Required work: Print the data exactly, leaving nothing out.

******

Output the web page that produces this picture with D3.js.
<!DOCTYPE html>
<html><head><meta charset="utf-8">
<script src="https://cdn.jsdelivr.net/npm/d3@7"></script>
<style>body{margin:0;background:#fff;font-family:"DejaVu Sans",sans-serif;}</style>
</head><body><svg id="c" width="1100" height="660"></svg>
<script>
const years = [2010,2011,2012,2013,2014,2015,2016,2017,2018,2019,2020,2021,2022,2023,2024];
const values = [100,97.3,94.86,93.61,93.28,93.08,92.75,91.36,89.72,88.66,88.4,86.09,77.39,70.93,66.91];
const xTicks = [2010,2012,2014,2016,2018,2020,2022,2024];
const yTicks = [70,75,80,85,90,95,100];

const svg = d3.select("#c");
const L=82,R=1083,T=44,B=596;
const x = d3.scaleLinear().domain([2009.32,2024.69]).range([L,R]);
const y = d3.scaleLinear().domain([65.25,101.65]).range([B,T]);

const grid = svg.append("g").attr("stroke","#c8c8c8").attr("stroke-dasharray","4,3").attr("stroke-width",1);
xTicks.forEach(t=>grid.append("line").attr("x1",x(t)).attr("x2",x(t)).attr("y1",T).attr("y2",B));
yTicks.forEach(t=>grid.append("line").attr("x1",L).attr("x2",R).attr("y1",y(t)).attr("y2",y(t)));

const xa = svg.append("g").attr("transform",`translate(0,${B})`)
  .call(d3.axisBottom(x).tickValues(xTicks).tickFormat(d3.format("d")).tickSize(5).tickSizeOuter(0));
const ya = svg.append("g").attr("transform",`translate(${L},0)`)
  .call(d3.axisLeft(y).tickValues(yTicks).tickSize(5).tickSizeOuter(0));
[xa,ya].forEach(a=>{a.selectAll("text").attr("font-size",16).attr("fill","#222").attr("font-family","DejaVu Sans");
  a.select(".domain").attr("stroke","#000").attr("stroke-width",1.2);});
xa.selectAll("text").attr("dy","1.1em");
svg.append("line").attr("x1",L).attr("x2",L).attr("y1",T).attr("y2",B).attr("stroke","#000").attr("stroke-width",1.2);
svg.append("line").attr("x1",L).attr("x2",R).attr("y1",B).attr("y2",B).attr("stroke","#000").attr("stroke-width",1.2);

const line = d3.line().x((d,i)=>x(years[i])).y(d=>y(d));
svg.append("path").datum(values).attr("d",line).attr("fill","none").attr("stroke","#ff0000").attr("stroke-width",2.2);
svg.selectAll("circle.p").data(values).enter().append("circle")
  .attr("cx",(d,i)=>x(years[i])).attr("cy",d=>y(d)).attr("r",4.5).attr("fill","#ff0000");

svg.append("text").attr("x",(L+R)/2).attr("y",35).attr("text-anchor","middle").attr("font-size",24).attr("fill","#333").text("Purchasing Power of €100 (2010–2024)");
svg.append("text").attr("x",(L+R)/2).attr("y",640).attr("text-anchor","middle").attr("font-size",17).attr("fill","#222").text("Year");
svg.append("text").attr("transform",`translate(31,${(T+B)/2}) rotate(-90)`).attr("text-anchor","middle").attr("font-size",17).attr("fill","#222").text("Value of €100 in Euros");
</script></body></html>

******

Complete output:
Output the web page that produces this picture with D3.js.
<!DOCTYPE html>
<html><head><meta charset="utf-8">
<script src="https://cdn.jsdelivr.net/npm/d3@7"></script>
<style>body{margin:0;background:#fff;font-family:"DejaVu Sans",sans-serif;}</style>
</head><body><svg id="c" width="1100" height="660"></svg>
<script>
const years = [2010,2011,2012,2013,2014,2015,2016,2017,2018,2019,2020,2021,2022,2023,2024];
const values = [100,97.3,94.86,93.61,93.28,93.08,92.75,91.36,89.72,88.66,88.4,86.09,77.39,70.93,66.91];
const xTicks = [2010,2012,2014,2016,2018,2020,2022,2024];
const yTicks = [70,75,80,85,90,95,100];

const svg = d3.select("#c");
const L=82,R=1083,T=44,B=596;
const x = d3.scaleLinear().domain([2009.32,2024.69]).range([L,R]);
const y = d3.scaleLinear().domain([65.25,101.65]).range([B,T]);

const grid = svg.append("g").attr("stroke","#c8c8c8").attr("stroke-dasharray","4,3").attr("stroke-width",1);
xTicks.forEach(t=>grid.append("line").attr("x1",x(t)).attr("x2",x(t)).attr("y1",T).attr("y2",B));
yTicks.forEach(t=>grid.append("line").attr("x1",L).attr("x2",R).attr("y1",y(t)).attr("y2",y(t)));

const xa = svg.append("g").attr("transform",`translate(0,${B})`)
  .call(d3.axisBottom(x).tickValues(xTicks).tickFormat(d3.format("d")).tickSize(5).tickSizeOuter(0));
const ya = svg.append("g").attr("transform",`translate(${L},0)`)
  .call(d3.axisLeft(y).tickValues(yTicks).tickSize(5).tickSizeOuter(0));
[xa,ya].forEach(a=>{a.selectAll("text").attr("font-size",16).attr("fill","#222").attr("font-family","DejaVu Sans");
  a.select(".domain").attr("stroke","#000").attr("stroke-width",1.2);});
xa.selectAll("text").attr("dy","1.1em");
svg.append("line").attr("x1",L).attr("x2",L).attr("y1",T).attr("y2",B).attr("stroke","#000").attr("stroke-width",1.2);
svg.append("line").attr("x1",L).attr("x2",R).attr("y1",B).attr("y2",B).attr("stroke","#000").attr("stroke-width",1.2);

const line = d3.line().x((d,i)=>x(years[i])).y(d=>y(d));
svg.append("path").datum(values).attr("d",line).attr("fill","none").attr("stroke","#ff0000").attr("stroke-width",2.2);
svg.selectAll("circle.p").data(values).enter().append("circle")
  .attr("cx",(d,i)=>x(years[i])).attr("cy",d=>y(d)).attr("r",4.5).attr("fill","#ff0000");

svg.append("text").attr("x",(L+R)/2).attr("y",35).attr("text-anchor","middle").attr("font-size",24).attr("fill","#333").text("Purchasing Power of €100 (2010–2024)");
svg.append("text").attr("x",(L+R)/2).attr("y",640).attr("text-anchor","middle").attr("font-size",17).attr("fill","#222").text("Year");
svg.append("text").attr("transform",`translate(31,${(T+B)/2}) rotate(-90)`).attr("text-anchor","middle").attr("font-size",17).attr("fill","#222").text("Value of €100 in Euros");
</script></body></html>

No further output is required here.